With outage season in full swing, Greg McAuley, CTO of TRS Services and lead consultant at sister company GMW Consulting, shares his decades of industry experience below in the post-outage checklist he developed for owner/operators of gas and steam turbine/generators. Post-outage reviews and records are particularly important, McAuley says, because you already paid for the knowledge gained and don’t want to repeat any errors in judgement that might have been made.
Priority No. 1 after celebrating your outage success is to ensure all vendors—in particular, those service providers participating in the inspection, repair, upgrade, etc, of HRSGs, high-energy piping systems, and gas and steam turbine/generators—have completed and submitted their outage reports while memories are still fresh. McAuley suggests you have the reports within a month or two after work is completed.
Reports received, the next step is obvious: Read the reports thoroughly, jotting down questions for follow-up with vendors, noting where clarifications are necessary. Next, load pertinent data into your CMMS and other systems/databases. Review recommendations made by service providers, factoring pertinent comments into the plan for your next outage.
In parallel with your outage review, ensure all components removed from plant equipment are accounted for and their locations are known. Aim for completing the post-outage inventory in less than six months. The timeline may sound generous but it really is not, because the following work is involved:
- Repair versus scrap assessment. Segregate from the repairable spares, parts damaged beyond repair and those that have reached their retirement dates based on service hours or starts.
- Schedule repairs. Decide what parts to repair, and when. McAuley suggests that if you do not have a risk-based inventory management plan, this would be a good time to develop one. Keep an open mind on schedule: Depending on inventory and power demand, you may want to delay or accelerate repairs of critical spares.
- Develop the necessary RFQs.
- Evaluate the quotes received and award inspections. McAuley notes that peer and/or consultant review can help here because no two repair vendors think or act alike.
- Follow the repair effort closely, paying particular attention to assure specifications and dimensions are met and verified by internal or external experts.
- Return repaired parts to inventory.
- Don’t forget the consumables. A list of consumable hardware requiring replenishment should be provided by the maintenance contractor or warehouse supervisor. This can be done to the same time schedule as capital parts.
Safety. Goal for incorporating safety lessons learned into the plant’s procedures should be three months or less. Pay particular attention to the following:
- LOTO issues.
- Performance of dedicated safety personnel.

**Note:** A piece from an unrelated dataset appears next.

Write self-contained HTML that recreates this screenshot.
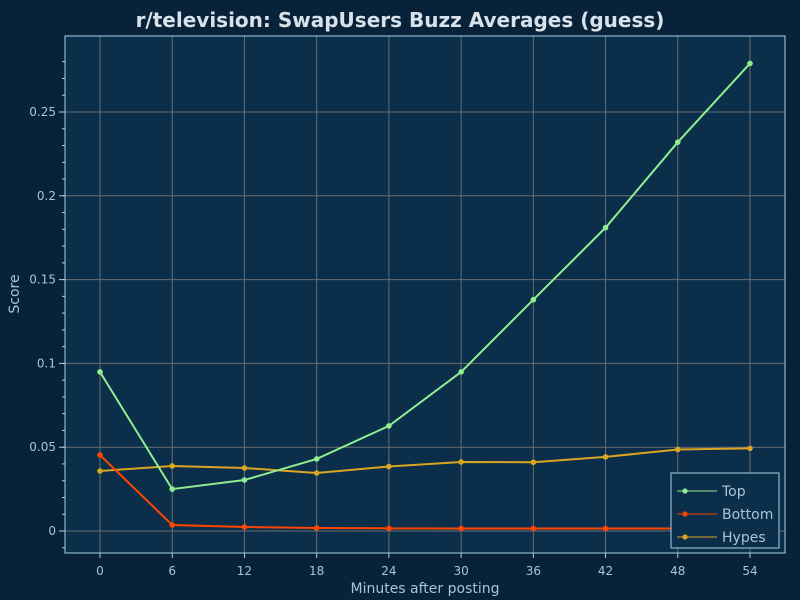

- Rigging and lifting assessments; factor findings into future lift plans.
- Results of safety audits.
- Results of toolbox meeting audits.
- Communicate audit results and resulting procedural changes to staff.

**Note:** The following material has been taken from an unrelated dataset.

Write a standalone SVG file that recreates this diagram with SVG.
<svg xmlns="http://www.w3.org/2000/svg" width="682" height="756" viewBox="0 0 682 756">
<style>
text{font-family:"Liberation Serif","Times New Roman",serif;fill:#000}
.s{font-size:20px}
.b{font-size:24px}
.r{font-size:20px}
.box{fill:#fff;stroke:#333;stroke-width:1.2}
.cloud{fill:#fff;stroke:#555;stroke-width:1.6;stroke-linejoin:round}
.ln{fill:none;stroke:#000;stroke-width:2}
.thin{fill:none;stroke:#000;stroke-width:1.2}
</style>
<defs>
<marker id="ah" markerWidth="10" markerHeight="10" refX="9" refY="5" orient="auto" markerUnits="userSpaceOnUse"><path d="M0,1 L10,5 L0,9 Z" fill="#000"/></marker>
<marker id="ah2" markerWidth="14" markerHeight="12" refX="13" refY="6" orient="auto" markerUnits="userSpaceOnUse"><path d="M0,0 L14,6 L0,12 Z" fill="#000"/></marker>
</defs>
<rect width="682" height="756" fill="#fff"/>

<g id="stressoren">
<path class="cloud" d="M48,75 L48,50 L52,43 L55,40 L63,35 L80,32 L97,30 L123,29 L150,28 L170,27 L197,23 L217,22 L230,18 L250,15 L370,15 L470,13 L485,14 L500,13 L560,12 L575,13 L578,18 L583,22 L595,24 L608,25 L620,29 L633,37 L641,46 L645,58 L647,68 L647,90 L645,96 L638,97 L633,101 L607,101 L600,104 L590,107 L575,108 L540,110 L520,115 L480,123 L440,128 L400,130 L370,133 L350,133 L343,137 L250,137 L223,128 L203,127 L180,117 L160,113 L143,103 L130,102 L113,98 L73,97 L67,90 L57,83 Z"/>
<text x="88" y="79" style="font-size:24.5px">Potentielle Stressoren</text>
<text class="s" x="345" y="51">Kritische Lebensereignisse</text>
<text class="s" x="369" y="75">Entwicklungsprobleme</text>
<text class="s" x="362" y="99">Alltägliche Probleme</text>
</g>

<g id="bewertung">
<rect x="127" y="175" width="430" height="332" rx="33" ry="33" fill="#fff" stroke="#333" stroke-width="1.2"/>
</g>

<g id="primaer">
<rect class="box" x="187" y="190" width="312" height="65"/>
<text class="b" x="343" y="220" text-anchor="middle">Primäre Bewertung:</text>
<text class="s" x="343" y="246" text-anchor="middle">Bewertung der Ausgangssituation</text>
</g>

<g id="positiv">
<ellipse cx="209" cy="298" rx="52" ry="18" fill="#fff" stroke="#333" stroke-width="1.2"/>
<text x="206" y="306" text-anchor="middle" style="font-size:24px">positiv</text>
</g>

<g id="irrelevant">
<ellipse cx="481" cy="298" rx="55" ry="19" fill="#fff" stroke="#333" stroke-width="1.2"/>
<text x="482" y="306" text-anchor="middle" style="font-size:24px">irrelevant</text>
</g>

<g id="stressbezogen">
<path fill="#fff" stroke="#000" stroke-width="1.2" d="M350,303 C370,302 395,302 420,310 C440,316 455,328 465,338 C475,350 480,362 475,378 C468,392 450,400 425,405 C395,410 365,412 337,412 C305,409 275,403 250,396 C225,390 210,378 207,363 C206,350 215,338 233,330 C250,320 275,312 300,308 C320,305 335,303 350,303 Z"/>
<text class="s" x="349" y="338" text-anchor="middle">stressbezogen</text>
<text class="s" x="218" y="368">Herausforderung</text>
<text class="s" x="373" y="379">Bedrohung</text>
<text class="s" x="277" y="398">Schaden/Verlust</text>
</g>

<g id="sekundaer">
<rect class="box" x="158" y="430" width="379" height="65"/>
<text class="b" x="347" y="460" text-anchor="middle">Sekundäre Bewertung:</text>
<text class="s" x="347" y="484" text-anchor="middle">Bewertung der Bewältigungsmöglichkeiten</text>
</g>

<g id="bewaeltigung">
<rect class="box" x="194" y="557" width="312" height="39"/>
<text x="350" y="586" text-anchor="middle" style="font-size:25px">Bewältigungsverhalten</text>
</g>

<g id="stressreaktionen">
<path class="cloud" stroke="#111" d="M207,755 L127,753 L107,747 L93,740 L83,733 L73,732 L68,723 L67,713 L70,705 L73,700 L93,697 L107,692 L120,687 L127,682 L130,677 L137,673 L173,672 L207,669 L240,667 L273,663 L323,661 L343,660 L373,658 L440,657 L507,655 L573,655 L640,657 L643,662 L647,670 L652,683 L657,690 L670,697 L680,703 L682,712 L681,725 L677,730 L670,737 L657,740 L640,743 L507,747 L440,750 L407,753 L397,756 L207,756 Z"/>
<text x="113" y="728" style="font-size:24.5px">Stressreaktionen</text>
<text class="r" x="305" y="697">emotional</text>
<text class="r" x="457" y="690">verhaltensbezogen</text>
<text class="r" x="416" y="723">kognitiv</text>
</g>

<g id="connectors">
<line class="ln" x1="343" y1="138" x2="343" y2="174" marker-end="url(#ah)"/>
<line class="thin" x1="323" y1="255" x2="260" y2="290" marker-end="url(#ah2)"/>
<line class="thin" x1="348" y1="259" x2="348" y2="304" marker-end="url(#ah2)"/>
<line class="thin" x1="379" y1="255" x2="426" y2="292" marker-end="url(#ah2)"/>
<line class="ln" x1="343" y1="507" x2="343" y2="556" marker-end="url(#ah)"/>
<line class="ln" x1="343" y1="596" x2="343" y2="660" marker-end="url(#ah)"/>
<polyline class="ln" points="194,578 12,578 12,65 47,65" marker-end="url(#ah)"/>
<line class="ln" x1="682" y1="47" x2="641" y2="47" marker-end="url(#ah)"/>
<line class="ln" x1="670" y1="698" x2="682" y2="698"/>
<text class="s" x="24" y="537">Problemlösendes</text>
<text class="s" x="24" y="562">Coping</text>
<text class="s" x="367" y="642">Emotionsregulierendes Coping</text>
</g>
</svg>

Outage performance. Review how everyone performed during the outage and how plant contractor personnel can improve going forward. Budget up to three months for this effort.
- Review and discuss the outage scorecard.

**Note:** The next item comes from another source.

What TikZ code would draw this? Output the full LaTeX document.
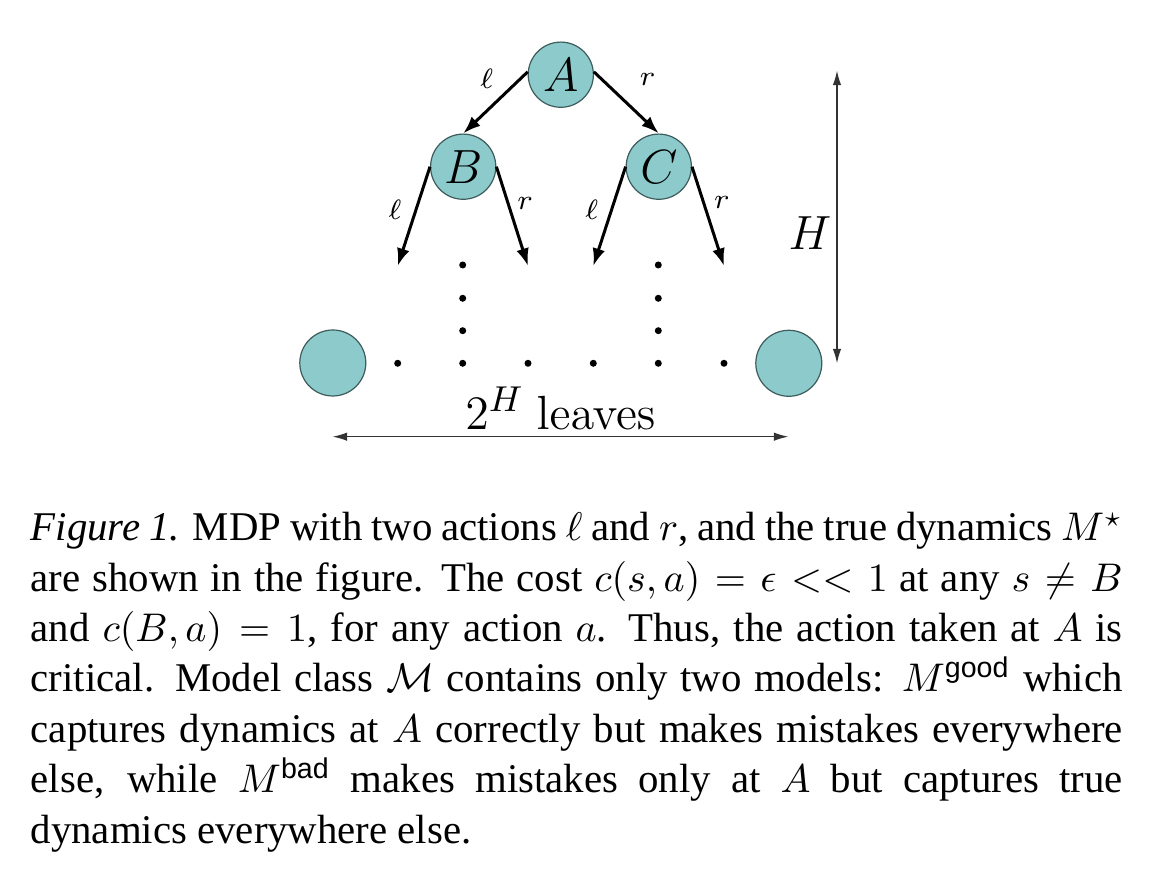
\documentclass[tikz,border=0pt]{standalone}
\usepackage{amsmath}
\usepackage[no-math]{fontspec}
\setmainfont{Liberation Serif}
\setsansfont{Liberation Sans}
\usetikzlibrary{arrows.meta}
\definecolor{nodefill}{HTML}{8CCACB}
\definecolor{nodeedge}{HTML}{3E5C5C}
\begin{document}
\begin{tikzpicture}[x=0.25pt,y=-0.25pt,
  state/.style={circle, fill=nodefill, draw=nodeedge, line width=0.3pt, minimum size=16.3pt, inner sep=0pt, font=\fontsize{11.8}{12}\selectfont},
  leaf/.style={state, minimum size=16.5pt},
  dotnode/.style={circle, fill=black, inner sep=0pt, minimum size=1.75pt},
  edgearrow/.style={-{Latex[length=4.4pt,width=3.2pt]}, line width=0.75pt},
  lbl/.style={font=\fontsize{7.5}{8}\selectfont, inner sep=0pt},
  dimarrow/.style={{Latex[length=3.6pt,width=2.1pt]}-{Latex[length=3.6pt,width=2.1pt]}, line width=0.3pt, draw=black!80},
  bigtext/.style={font=\fontsize{12}{13}\selectfont, inner sep=0pt},
  capline/.style={anchor=base west, inner sep=0pt, font=\fontsize{10.2}{12.6}\selectfont}
]
\useasboundingbox (0,0) rectangle (1170,874);

% tree nodes
\node[state] (A) at (560.8,74.7) {$A$};
\node[state] (B) at (463.2,166.7) {$B$};
\node[state] (C) at (658.8,166.7) {$C$};
\node[leaf] (L1) at (332.8,363) {};
\node[leaf] (L2) at (788.8,363.3) {};

% arrow ends
\coordinate (e1) at (397.7,266);
\coordinate (e2) at (528,266);
\coordinate (e3) at (593.3,266);
\coordinate (e4) at (724,266);

\draw[edgearrow] (A.175) -- (B.north);
\draw[edgearrow] (A.5) -- (C.north);
\draw[edgearrow] (B.west) -- (e1);
\draw[edgearrow] (B.east) -- (e2);
\draw[edgearrow] (C.west) -- (e3);
\draw[edgearrow] (C.east) -- (e4);

% edge labels
\node[lbl] (lA) at (486.7,78.3) {$\ell$};
\node[lbl] (rA) at (647.5,79) {$r$};
\node[lbl] (lB) at (395,210) {$\ell$};
\node[lbl] (rB) at (525,203) {$r$};
\node[lbl] (lC) at (591.7,210) {$\ell$};
\node[lbl] (rC) at (721.7,202) {$r$};

% dots
\node[dotnode] (d1) at (397.7,363.3) {};
\node[dotnode] (d2) at (462.7,363.3) {};
\node[dotnode] (d3) at (528,363.3) {};
\node[dotnode] (d4) at (593.3,363.3) {};
\node[dotnode] (d5) at (658.3,363.3) {};
\node[dotnode] (d6) at (724,363.3) {};
\node[dotnode] (v1) at (462.7,265) {};
\node[dotnode] (v2) at (462.7,298.3) {};
\node[dotnode] (v3) at (462.7,330.7) {};
\node[dotnode] (w1) at (658.3,265) {};
\node[dotnode] (w2) at (658.3,298.3) {};
\node[dotnode] (w3) at (658.3,330.7) {};

% H dimension
\coordinate (h1) at (837,70.7);
\coordinate (h2) at (837,363.3);
\draw[dimarrow] (h1) -- (h2);
\node[bigtext] (Hlab) at (810,233) {$H$};

% leaves dimension
\coordinate (b1) at (332.7,436.7);
\coordinate (b2) at (788.3,436.7);
\draw[dimarrow] (b1) -- (b2);
\node[bigtext, font=\fontsize{12.2}{13}\selectfont, anchor=base] (leaves) at (560.5,429.3) {$2^H\ \mathrm{leaves}$};

% caption
\node[capline] (cap1) at (30,540.7) {\makebox[273pt][s]{\textit{Figure 1.} MDP with two actions $\ell$ and $r$, and the true dynamics $M^\star$}};
\node[capline] (cap2) at (30,591.1) {\makebox[273pt][s]{are shown in the figure. The cost $c(s,a)=\epsilon<<1$ at any $s\neq B$}};
\node[capline] (cap3) at (30,641.5) {\makebox[273pt][s]{and $c(B,a)=1$, for any action $a$. Thus, the action taken at $A$ is}};
\node[capline] (cap4) at (30,691.9) {\makebox[273pt][s]{critical. Model class $\mathcal{M}$ contains only two models: $M^{\textsf{good}}$ which}};
\node[capline] (cap5) at (30,742.3) {\makebox[273pt][s]{captures dynamics at $A$ correctly but makes mistakes everywhere}};
\node[capline] (cap6) at (30,792.7) {\makebox[273pt][s]{else, while $M^{\textsf{bad}}$ makes mistakes only at $A$ but captures true}};
\node[capline] (cap7) at (30,843.1) {dynamics everywhere else.};
\end{tikzpicture}
\end{document}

- Reassess manpower requirements.
- Identify bottlenecks encountered.
- How did safety impact schedule?
Outage financial analysis. Four to six months typically is adequate for this segment of the outage evaluation.
- Quantify and qualify extra work: Should it have been part of the original work scope?
- Manpower loading and tooling: Could the work have been done with fewer people? Would more personnel have been better?
- Quantify surprises: How could surprises have been avoided by spending less than the extra impact of them?
Post-outage data analysis. Findings can impact several of the other analyses being conducted, so this should have a high priority. Aim to have this effort finished within a month after outage completion.
- Tuning
- Vibration
- Performance
- Remaining or new equipment issues—for example, oil or air leaks.
Planning the next outage. Begin this task immediately and never stop.
- Base work scope on the type of outage.
- Identify additional scope from the results of the outage just completed.
- Incorporate safety and other lessons learned in RF Q documentation.
- Develop RFQs while experiences are fresh in everyone’s mind. Waiting contributes to forgetting and missing opportunities.
- Modify your plans as new information/data is uncovered or produced.